[start]

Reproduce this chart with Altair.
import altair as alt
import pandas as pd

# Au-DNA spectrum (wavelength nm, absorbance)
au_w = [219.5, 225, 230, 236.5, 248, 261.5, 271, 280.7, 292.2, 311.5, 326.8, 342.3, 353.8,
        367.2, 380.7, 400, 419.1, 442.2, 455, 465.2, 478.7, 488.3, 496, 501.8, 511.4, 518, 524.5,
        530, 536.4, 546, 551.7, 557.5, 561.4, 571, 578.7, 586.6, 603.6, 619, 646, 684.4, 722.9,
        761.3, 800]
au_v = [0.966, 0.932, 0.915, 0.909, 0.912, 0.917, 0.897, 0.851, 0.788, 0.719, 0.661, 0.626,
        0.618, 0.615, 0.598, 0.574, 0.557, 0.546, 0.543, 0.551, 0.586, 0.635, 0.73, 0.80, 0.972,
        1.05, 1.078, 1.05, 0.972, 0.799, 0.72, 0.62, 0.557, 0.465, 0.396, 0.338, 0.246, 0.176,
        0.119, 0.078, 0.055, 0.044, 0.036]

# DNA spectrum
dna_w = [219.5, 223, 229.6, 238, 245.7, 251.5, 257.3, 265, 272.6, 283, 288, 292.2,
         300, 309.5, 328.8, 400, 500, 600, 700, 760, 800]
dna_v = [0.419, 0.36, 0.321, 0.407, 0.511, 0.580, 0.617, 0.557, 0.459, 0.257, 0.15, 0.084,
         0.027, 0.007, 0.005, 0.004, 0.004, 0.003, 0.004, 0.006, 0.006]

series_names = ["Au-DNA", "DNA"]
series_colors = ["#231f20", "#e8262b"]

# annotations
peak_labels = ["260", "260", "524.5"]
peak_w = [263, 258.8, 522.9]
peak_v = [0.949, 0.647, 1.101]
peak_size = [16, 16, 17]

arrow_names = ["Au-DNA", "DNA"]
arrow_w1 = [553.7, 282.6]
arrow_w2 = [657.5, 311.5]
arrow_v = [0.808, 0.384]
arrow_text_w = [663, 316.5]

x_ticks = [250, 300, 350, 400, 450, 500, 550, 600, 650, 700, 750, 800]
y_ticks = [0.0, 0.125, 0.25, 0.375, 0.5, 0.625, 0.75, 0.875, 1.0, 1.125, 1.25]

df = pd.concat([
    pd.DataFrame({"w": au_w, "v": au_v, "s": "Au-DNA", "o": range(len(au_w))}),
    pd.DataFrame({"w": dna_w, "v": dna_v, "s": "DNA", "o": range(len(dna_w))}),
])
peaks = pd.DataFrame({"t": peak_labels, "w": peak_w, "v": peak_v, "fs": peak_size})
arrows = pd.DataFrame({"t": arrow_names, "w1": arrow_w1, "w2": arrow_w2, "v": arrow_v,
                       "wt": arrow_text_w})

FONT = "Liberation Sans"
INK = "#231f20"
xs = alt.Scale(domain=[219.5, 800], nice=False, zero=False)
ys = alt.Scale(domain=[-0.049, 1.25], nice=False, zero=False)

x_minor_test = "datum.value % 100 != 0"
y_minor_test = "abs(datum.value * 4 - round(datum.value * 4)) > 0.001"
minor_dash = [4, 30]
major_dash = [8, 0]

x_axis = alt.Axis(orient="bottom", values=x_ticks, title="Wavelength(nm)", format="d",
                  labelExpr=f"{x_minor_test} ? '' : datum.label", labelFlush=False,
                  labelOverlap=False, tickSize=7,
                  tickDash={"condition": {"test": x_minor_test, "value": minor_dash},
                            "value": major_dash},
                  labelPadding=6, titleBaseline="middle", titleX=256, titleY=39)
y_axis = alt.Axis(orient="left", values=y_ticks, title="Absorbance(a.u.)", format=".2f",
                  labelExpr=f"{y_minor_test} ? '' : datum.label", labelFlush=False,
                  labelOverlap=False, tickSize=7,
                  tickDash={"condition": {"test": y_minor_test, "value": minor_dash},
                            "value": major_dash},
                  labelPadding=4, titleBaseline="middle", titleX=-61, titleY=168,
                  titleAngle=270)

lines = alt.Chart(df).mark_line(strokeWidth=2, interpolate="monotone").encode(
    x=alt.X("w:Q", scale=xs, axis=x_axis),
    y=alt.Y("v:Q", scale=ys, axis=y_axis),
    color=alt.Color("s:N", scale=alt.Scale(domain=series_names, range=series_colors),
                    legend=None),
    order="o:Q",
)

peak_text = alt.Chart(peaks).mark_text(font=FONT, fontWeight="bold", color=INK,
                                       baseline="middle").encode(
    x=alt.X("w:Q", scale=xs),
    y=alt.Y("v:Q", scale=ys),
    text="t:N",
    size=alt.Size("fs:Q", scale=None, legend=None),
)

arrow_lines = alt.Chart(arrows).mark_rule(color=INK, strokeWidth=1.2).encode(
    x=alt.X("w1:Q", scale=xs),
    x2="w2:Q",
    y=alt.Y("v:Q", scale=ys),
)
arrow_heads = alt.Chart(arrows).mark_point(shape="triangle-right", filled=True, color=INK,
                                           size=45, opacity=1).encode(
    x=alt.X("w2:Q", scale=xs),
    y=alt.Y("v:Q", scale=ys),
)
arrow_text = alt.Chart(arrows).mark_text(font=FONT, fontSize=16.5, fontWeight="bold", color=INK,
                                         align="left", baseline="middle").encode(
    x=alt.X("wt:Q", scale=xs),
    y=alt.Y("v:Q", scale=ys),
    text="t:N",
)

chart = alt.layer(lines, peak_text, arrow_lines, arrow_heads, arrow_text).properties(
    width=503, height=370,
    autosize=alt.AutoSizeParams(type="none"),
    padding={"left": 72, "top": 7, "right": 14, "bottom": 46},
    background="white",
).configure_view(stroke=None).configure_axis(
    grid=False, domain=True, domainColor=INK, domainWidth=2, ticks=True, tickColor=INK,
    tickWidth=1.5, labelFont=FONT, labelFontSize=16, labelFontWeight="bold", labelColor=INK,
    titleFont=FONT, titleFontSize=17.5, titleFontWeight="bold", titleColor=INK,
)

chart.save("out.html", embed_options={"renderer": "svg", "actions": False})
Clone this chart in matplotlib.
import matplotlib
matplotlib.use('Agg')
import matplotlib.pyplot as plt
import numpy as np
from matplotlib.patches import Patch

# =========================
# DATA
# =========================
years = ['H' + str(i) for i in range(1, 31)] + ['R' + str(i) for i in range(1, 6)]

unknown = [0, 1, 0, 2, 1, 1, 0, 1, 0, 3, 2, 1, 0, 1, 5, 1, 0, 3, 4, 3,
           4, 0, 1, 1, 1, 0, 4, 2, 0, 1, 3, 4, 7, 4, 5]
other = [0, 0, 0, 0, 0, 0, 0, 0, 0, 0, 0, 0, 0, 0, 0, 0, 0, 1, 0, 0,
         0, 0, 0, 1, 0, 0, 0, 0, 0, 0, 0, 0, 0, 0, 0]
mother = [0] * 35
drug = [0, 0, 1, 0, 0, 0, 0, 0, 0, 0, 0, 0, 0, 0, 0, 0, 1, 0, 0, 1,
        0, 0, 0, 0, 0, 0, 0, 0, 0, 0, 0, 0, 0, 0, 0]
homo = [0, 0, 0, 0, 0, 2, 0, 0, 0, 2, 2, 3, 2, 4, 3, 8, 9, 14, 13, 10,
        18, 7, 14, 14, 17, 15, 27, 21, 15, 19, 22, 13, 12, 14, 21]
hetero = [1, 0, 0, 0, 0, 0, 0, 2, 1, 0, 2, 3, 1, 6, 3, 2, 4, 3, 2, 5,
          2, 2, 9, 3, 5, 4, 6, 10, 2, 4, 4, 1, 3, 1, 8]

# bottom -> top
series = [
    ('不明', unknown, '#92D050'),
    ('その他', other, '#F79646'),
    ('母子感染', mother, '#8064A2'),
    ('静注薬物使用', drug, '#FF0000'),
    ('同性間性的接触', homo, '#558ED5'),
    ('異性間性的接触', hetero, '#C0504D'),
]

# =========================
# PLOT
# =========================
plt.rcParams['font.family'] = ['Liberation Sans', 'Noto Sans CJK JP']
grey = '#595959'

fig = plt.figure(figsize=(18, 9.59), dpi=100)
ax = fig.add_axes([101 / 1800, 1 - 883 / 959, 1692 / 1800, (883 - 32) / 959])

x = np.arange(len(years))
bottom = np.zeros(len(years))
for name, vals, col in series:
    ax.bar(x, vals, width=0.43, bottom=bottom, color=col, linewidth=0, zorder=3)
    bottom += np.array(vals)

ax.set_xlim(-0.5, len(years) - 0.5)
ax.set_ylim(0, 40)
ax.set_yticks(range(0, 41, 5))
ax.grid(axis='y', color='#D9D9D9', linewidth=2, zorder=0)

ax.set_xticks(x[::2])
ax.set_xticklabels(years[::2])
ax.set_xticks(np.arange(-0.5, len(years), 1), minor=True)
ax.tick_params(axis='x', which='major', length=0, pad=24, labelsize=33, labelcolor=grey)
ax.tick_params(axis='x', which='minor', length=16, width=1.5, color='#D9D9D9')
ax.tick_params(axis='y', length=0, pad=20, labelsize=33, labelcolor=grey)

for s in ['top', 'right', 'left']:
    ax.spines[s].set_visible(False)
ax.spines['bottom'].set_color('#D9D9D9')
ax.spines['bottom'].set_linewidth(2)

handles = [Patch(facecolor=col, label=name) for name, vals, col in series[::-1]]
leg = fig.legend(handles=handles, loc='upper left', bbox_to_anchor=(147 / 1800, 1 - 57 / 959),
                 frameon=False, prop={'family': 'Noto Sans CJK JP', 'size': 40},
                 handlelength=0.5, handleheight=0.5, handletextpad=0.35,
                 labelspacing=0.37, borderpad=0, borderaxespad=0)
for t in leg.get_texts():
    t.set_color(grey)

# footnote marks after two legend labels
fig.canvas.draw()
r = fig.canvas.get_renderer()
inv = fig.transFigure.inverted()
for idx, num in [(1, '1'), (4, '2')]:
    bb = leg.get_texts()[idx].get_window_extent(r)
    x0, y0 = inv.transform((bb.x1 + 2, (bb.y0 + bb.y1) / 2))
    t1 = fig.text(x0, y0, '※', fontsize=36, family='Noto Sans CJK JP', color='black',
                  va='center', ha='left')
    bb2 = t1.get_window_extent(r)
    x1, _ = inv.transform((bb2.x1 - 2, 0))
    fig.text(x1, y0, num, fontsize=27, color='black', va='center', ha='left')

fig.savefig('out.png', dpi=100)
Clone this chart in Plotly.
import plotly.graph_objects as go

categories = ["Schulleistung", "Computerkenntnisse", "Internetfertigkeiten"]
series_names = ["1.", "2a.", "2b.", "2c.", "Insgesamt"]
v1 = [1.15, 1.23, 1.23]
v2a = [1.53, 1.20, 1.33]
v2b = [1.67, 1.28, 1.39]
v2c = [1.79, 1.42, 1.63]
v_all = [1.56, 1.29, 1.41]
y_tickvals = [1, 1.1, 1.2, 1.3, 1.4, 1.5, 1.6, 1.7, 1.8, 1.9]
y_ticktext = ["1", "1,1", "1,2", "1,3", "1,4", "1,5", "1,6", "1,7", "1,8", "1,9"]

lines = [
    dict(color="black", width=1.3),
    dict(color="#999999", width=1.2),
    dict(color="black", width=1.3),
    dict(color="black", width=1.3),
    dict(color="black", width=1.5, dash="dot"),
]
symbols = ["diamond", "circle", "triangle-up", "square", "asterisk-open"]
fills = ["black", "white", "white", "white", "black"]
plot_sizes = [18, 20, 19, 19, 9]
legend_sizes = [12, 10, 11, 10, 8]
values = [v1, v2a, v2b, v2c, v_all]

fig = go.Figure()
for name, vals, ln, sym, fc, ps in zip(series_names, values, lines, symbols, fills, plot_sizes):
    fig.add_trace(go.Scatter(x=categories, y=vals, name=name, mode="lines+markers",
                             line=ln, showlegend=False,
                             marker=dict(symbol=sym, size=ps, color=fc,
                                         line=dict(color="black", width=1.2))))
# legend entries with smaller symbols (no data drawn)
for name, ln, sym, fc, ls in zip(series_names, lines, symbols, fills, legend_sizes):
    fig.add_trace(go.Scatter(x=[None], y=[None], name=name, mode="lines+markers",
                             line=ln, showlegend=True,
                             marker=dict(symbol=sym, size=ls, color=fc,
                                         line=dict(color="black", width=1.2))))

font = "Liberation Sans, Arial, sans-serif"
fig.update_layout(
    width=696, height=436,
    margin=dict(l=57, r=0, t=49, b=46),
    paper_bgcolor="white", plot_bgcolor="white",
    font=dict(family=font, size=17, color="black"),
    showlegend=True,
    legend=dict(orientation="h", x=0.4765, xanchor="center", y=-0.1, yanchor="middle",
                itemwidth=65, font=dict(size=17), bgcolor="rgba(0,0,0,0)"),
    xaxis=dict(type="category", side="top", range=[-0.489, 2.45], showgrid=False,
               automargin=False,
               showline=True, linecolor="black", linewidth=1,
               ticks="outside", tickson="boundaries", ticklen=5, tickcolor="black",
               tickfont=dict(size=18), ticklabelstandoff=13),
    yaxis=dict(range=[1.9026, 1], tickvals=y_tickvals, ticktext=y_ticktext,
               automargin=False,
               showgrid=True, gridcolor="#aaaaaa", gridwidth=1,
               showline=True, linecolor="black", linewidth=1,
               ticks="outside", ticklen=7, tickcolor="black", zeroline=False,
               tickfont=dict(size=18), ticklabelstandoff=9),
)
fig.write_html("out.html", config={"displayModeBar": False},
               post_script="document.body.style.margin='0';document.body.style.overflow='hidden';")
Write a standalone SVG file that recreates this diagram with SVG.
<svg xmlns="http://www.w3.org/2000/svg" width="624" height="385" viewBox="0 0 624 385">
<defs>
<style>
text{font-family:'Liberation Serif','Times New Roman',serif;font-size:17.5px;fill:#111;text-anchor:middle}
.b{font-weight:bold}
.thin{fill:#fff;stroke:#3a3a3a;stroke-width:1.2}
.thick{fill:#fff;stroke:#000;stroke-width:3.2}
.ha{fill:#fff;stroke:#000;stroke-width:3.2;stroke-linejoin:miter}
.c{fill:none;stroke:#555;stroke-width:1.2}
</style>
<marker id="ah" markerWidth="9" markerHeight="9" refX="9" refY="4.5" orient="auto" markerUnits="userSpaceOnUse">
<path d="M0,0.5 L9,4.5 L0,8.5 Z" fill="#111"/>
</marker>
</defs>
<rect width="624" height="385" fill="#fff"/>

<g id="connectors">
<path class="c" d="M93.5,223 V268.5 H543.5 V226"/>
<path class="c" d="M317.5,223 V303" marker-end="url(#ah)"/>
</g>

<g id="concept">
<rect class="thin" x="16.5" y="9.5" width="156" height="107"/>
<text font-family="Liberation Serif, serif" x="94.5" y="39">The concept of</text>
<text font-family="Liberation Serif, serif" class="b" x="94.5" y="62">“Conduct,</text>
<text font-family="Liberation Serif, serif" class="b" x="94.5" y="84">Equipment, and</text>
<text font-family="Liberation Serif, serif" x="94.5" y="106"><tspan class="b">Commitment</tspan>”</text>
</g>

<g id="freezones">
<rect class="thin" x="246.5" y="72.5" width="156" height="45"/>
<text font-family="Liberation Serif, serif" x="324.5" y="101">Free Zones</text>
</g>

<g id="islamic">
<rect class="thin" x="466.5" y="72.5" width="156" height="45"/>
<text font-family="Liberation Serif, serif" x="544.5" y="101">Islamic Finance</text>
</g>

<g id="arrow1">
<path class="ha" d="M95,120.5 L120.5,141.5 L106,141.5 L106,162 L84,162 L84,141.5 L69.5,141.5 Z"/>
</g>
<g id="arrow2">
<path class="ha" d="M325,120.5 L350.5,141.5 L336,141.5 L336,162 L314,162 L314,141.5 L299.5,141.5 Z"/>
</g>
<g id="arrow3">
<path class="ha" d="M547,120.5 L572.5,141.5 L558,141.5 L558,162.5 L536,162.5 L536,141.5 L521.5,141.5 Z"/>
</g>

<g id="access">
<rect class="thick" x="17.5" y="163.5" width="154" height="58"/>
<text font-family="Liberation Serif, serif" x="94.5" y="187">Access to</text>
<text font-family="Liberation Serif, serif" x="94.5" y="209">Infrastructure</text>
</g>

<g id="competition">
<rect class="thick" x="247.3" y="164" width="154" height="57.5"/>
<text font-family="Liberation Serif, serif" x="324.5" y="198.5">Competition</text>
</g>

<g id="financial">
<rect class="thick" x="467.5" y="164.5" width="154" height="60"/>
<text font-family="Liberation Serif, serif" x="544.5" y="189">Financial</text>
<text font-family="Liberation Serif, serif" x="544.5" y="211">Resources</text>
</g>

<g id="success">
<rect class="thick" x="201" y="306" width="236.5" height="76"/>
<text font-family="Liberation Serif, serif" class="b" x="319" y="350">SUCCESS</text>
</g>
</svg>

[end]

▸ Requirements
Above are records; repeat only the lines starting at the line with "Clone this chart in Plotly." and ending at the line with "values = [v1, v2a, v2b, v2c, v_all]", exactly as they appear, both included.

▸ Solution for this task
Clone this chart in Plotly.
import plotly.graph_objects as go

categories = ["Schulleistung", "Computerkenntnisse", "Internetfertigkeiten"]
series_names = ["1.", "2a.", "2b.", "2c.", "Insgesamt"]
v1 = [1.15, 1.23, 1.23]
v2a = [1.53, 1.20, 1.33]
v2b = [1.67, 1.28, 1.39]
v2c = [1.79, 1.42, 1.63]
v_all = [1.56, 1.29, 1.41]
y_tickvals = [1, 1.1, 1.2, 1.3, 1.4, 1.5, 1.6, 1.7, 1.8, 1.9]
y_ticktext = ["1", "1,1", "1,2", "1,3", "1,4", "1,5", "1,6", "1,7", "1,8", "1,9"]

lines = [
    dict(color="black", width=1.3),
    dict(color="#999999", width=1.2),
    dict(color="black", width=1.3),
    dict(color="black", width=1.3),
    dict(color="black", width=1.5, dash="dot"),
]
symbols = ["diamond", "circle", "triangle-up", "square", "asterisk-open"]
fills = ["black", "white", "white", "white", "black"]
plot_sizes = [18, 20, 19, 19, 9]
legend_sizes = [12, 10, 11, 10, 8]
values = [v1, v2a, v2b, v2c, v_all]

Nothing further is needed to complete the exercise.